The request: All of the listing below must be repeated word for word. Pictures are the only thing to omit.

Dataset extract:
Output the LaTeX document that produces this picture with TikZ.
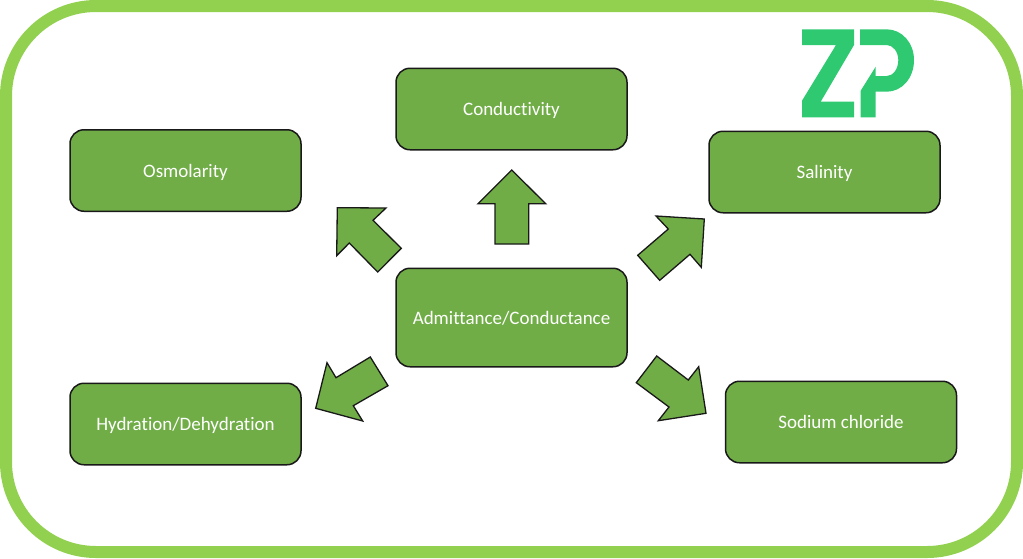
\documentclass[tikz,border=0pt]{standalone}
\usepackage{fontspec}
\setmainfont[Ligatures=NoCommon]{Carlito}
\definecolor{framegreen}{HTML}{92D050}
\definecolor{boxgreen}{HTML}{70AD47}
\definecolor{logogreen}{HTML}{2EC971}

\begin{document}
\begin{tikzpicture}[x=1pt,y=-1pt]
\useasboundingbox (0,0) rectangle (1023,558);
\draw[framegreen, line width=12pt, rounded corners=90pt] (6,6) rectangle (1017,552);

\begin{scope}[every node/.style={draw=black!90,fill=boxgreen,line width=1.5pt,rounded corners=14pt,
  text=white,font=\fontsize{19}{21}\selectfont,inner sep=0pt,minimum width=231pt,minimum height=81.5pt,
  text height=13.5pt,text depth=0pt}]
 \node (osmolarity) at (185.5,170.5) {Osmolarity};
 \node (conductivity) at (511.5,109) {Conductivity};
 \node (salinity) at (824.5,172) {Salinity};
 \node[minimum height=98.5pt] (admittance) at (511.5,317.5) {Admittance/Conductance};
 \node (hydration) at (185.5,424) {Hydration/Dehydration};
 \node (sodium) at (841,422) {Sodium chloride};
\end{scope}

\begin{scope}[draw=black!90,fill=boxgreen,line width=1.3pt,miter limit=10]
 \filldraw (511.7,170) -- (545.7,203.7) -- (528.7,203.7) -- (528.7,244) -- (495,244) -- (495,203.7) -- (478,203.7) -- cycle;
 \filldraw (337.3,207.7) -- (386,208) -- (373,220.3) -- (401.3,248.3) -- (377.7,272) -- (349.3,243) -- (336.7,255.7) -- cycle;
 \filldraw (704.3,219) -- (656,216) -- (668.3,229) -- (637.7,255.3) -- (659.7,280.3) -- (690,254.3) -- (701.3,267.3) -- cycle;
 \filldraw (315.7,408.3) -- (362.7,421) -- (353.3,405.7) -- (388,385.7) -- (370.3,357) -- (336,377.7) -- (327,362.7) -- cycle;
 \filldraw (706,413.3) -- (698.7,366.7) -- (688.3,380) -- (656.7,356) -- (636.3,382.7) -- (669,407) -- (658.3,420.7) -- cycle;
\end{scope}

% logo
\fill[logogreen] (802,29.3) -- (854,29.3) -- (854,45) -- (820.7,101.7) -- (854,101.7) -- (854,117.3) -- (802,117.3) -- (802,100.7) -- (836,45) -- (802,45) -- cycle;
\fill[logogreen] (860,29.3) -- (886.7,29.3) .. controls (902,29.3) and (914,43) .. (914,60) .. controls (914,78) and (902,91.7) .. (886.7,91.7) -- (875.7,91.7) -- (875.7,117.3) -- (860.7,117.3) -- (860.7,90.7) -- (875.7,66.7) -- (875.7,76) -- (886.7,76) .. controls (893,76) and (898.3,69) .. (898.3,60) .. controls (898.3,52) and (893,45) .. (886.7,45) -- (860,45) -- cycle;
\end{tikzpicture}
\end{document}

Finished exercise:
Output the LaTeX document that produces this picture with TikZ.
\documentclass[tikz,border=0pt]{standalone}
\usepackage{fontspec}
\setmainfont[Ligatures=NoCommon]{Carlito}
\definecolor{framegreen}{HTML}{92D050}
\definecolor{boxgreen}{HTML}{70AD47}
\definecolor{logogreen}{HTML}{2EC971}

\begin{document}
\begin{tikzpicture}[x=1pt,y=-1pt]
\useasboundingbox (0,0) rectangle (1023,558);
\draw[framegreen, line width=12pt, rounded corners=90pt] (6,6) rectangle (1017,552);

\begin{scope}[every node/.style={draw=black!90,fill=boxgreen,line width=1.5pt,rounded corners=14pt,
  text=white,font=\fontsize{19}{21}\selectfont,inner sep=0pt,minimum width=231pt,minimum height=81.5pt,
  text height=13.5pt,text depth=0pt}]
 \node (osmolarity) at (185.5,170.5) {Osmolarity};
 \node (conductivity) at (511.5,109) {Conductivity};
 \node (salinity) at (824.5,172) {Salinity};
 \node[minimum height=98.5pt] (admittance) at (511.5,317.5) {Admittance/Conductance};
 \node (hydration) at (185.5,424) {Hydration/Dehydration};
 \node (sodium) at (841,422) {Sodium chloride};
\end{scope}

\begin{scope}[draw=black!90,fill=boxgreen,line width=1.3pt,miter limit=10]
 \filldraw (511.7,170) -- (545.7,203.7) -- (528.7,203.7) -- (528.7,244) -- (495,244) -- (495,203.7) -- (478,203.7) -- cycle;
 \filldraw (337.3,207.7) -- (386,208) -- (373,220.3) -- (401.3,248.3) -- (377.7,272) -- (349.3,243) -- (336.7,255.7) -- cycle;
 \filldraw (704.3,219) -- (656,216) -- (668.3,229) -- (637.7,255.3) -- (659.7,280.3) -- (690,254.3) -- (701.3,267.3) -- cycle;
 \filldraw (315.7,408.3) -- (362.7,421) -- (353.3,405.7) -- (388,385.7) -- (370.3,357) -- (336,377.7) -- (327,362.7) -- cycle;
 \filldraw (706,413.3) -- (698.7,366.7) -- (688.3,380) -- (656.7,356) -- (636.3,382.7) -- (669,407) -- (658.3,420.7) -- cycle;
\end{scope}

% logo
\fill[logogreen] (802,29.3) -- (854,29.3) -- (854,45) -- (820.7,101.7) -- (854,101.7) -- (854,117.3) -- (802,117.3) -- (802,100.7) -- (836,45) -- (802,45) -- cycle;
\fill[logogreen] (860,29.3) -- (886.7,29.3) .. controls (902,29.3) and (914,43) .. (914,60) .. controls (914,78) and (902,91.7) .. (886.7,91.7) -- (875.7,91.7) -- (875.7,117.3) -- (860.7,117.3) -- (860.7,90.7) -- (875.7,66.7) -- (875.7,76) -- (886.7,76) .. controls (893,76) and (898.3,69) .. (898.3,60) .. controls (898.3,52) and (893,45) .. (886.7,45) -- (860,45) -- cycle;
\end{tikzpicture}
\end{document}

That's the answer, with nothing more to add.